La cessione di ramo d’azienda ha per oggetto il trasferimento di uno specifico settore dell’intera azienda, composto da un insieme di beni coordinabili tra loro e funzionali a un ciclo produttivo.
Con sentenza n. 12450/2024 pubblicata il 7 maggio 2024, la Corte di Cassazione afferma il principio di diritto per il quale occorre valutare gli elementi di contesto esterni al contratto per qualificare e provare l’effettività dell’operazione realizzata, in particolare nell’ipotesi di prestazione scomposta in plurime cessioni invece integranti, nel caso concreto, una cessione d’azienda esclusa dal campo di applicazione IVA.
L’Agenzia delle entrate emetteva avviso di accertamento, nei confronti di una società capogruppo esercente attività alberghiera, con il quale recuperava l’IVA indebitamente detratta in relazione ad una compravendita immobiliare da qualificarsi, nel caso concreto, in cessione d’azienda come tale non soggetta ad IVA.
Ne derivava che la vendita degli immobili integrava, in realtà, la cessione dell’azienda alberghiera già nella disponibilità di altra società controllata del gruppo.
Per identificare la nozione di cessione d’azienda utile ai fini tributari, ossia al fine di verificare se l’operazione o le operazioni in questione debbano essere assoggettate all’imposta di registro oppure all’imposta sul valore aggiunto, l’accertamento dev’essere effettuato secondo una valutazione globale di tutte le circostanze del caso concreto senza che assumano rilievo i limiti dello schema negoziale dell’atto dettati dall’art. 20 del D.P.R. 131/1986 in materia d’imposta di registro.
Ai fini della detraibilità dell’Iva applicata all’operazione, occorre accertare quale sia l’effettiva sostanza del risultato giuridico posto in essere; per l’imposta di registro, invece, risulta sufficiente l’esistenza di un atto e la sua riconducibilità ad uno specifico schema legale.

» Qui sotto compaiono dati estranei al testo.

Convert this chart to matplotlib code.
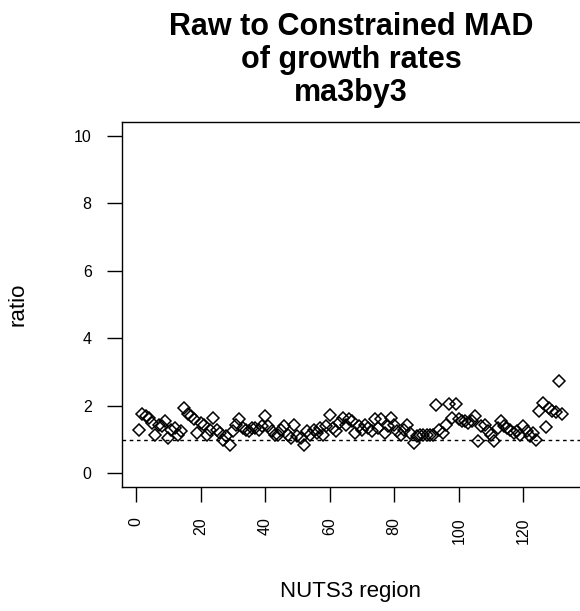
import matplotlib
matplotlib.use("Agg")
import matplotlib.pyplot as plt

plt.rcParams["font.family"] = ["Liberation Sans", "DejaVu Sans"]

# Ratio of raw to constrained MAD of growth rates, one value per NUTS3 region
ratio = [
    1.30, 1.75, 1.70, 1.65, 1.50, 1.15, 1.45, 1.40, 1.55, 1.05,
    1.30, 1.35, 1.15, 1.25, 1.95, 1.75, 1.70, 1.60, 1.20, 1.50,
    1.45, 1.15, 1.30, 1.65, 1.30, 1.20, 1.00, 1.10, 0.85, 1.25,
    1.45, 1.60, 1.35, 1.30, 1.25, 1.35, 1.35, 1.30, 1.40, 1.70,
    1.40, 1.25, 1.15, 1.15, 1.30, 1.40, 1.15, 1.05, 1.45, 1.10,
    1.05, 0.85, 1.25, 1.15, 1.30, 1.20, 1.35, 1.15, 1.40, 1.72,
    1.35, 1.25, 1.50, 1.65, 1.45, 1.60, 1.55, 1.20, 1.40, 1.30,
    1.45, 1.35, 1.25, 1.60, 1.35, 1.60, 1.20, 1.40, 1.65, 1.45,
    1.25, 1.15, 1.30, 1.45, 1.20, 0.90, 1.10, 1.15, 1.15, 1.15,
    1.15, 1.15, 2.02, 1.30, 1.20, 1.45, 2.07, 1.65, 2.05, 1.60,
    1.55, 1.55, 1.50, 1.55, 1.70, 0.95, 1.40, 1.45, 1.25, 1.15,
    0.95, 1.35, 1.55, 1.40, 1.35, 1.30, 1.20, 1.25, 1.15, 1.40,
    1.25, 1.10, 1.20, 1.00, 1.85, 2.10, 1.38, 1.95, 1.85, 1.82,
    2.73, 1.75,
]
region = list(range(1, len(ratio) + 1))

x_ticks = [0, 20, 40, 60, 80, 100, 120]
y_ticks = [0, 2, 4, 6, 8, 10]
reference_level = 1.0

W, H = 580, 611
fig = plt.figure(figsize=(W / 100, H / 100), dpi=100)

# plot region in pixels
left_px, top_px, bottom_px = 122.3, 122.3, 487.0
xmin, xmax = -4.24, 138.5
px_per_unit = 3.228
right_px = left_px + (xmax - xmin) * px_per_unit
ax = fig.add_axes([left_px / W, 1 - bottom_px / H,
                   (right_px - left_px) / W, (bottom_px - top_px) / H])

ax.plot(region, ratio, linestyle="none", marker="D", markersize=6.4,
        markerfacecolor="none", markeredgecolor="black", markeredgewidth=1.1)
ax.axhline(reference_level, color="black", linewidth=1.0, dashes=(2.6, 2.6))

ax.set_xlim(xmin, xmax)
ax.set_ylim(-0.4, 10.4)
ax.set_xticks(x_ticks)
ax.set_yticks(y_ticks)
ax.set_xticklabels([str(t) for t in x_ticks], rotation=90, fontsize=11.5)
ax.set_yticklabels([str(t) for t in y_ticks], fontsize=11.5)
ax.tick_params(axis="both", direction="out", length=11, width=1.0, pad=11,
               colors="black")
for s in ax.spines.values():
    s.set_linewidth(1.0)

fig.text(0.5 * (left_px + 580) / W, 1 - 12 / H,
         "Raw to Constrained MAD\nof growth rates\nma3by3",
         ha="center", va="top", fontsize=22, fontweight="bold",
         linespacing=1.12)
fig.text(18 / W, 1 - 304 / H, "ratio", rotation=90, ha="center",
         va="center", fontsize=16)
fig.text(351 / W, 1 - 592 / H, "NUTS3 region", ha="center", va="center",
         fontsize=16)

fig.savefig("out.png", dpi=100)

Tale differenza ha una immediata conseguenza concreta: ai fini IVA occorre valutare la sostanza economica degli elementi testuali ed extratestuali dell’intera prestazione economica; ai fini dell’imposta di registro, la prova rimane ancorata all’atto negoziale, per la cui valutazione si tiene conto soltanto degli elementi testuali.
Sul piano teorico il principio di alternatività pone un nesso tra le due imposte: se è dovuta l’Iva, viene esclusa l’imposta di registro in misura proporzionale.
In senso stretto, la norma dispone che quando per l’operazione economica in questione sia stata accertata la debenza dell’IVA, l’imposta di registro sia dovuta in misura fissa.
Nel caso deciso dalla Suprema Corte di Cassazione, a nulla incide la scelta del contribuente di optare per il versamento dell’imposta di registro quando, nel caso specifico, non rileva il mero versamento IVA sulla fittizia compravendita immobiliare, invero cessione d’azienda fuori campo IVA, stante l’obbligo per il contribuente di pagare il tributo previsto dalla legge e non quello scelto in base a considerazioni soggettive.
I Giudici di legittimità enunciano un principio di diritto sostanziale, applicato alla rilevanza fiscale dell’operazione economica posta in essere, escludendo la detrazione in presenza di un’operazione reale non imponibile ai fini IVA per la quale bisogna avere riguardo ai concreti effetti della prestazione economica compiuta e non ai meri aspetti formali dell’atto concluso.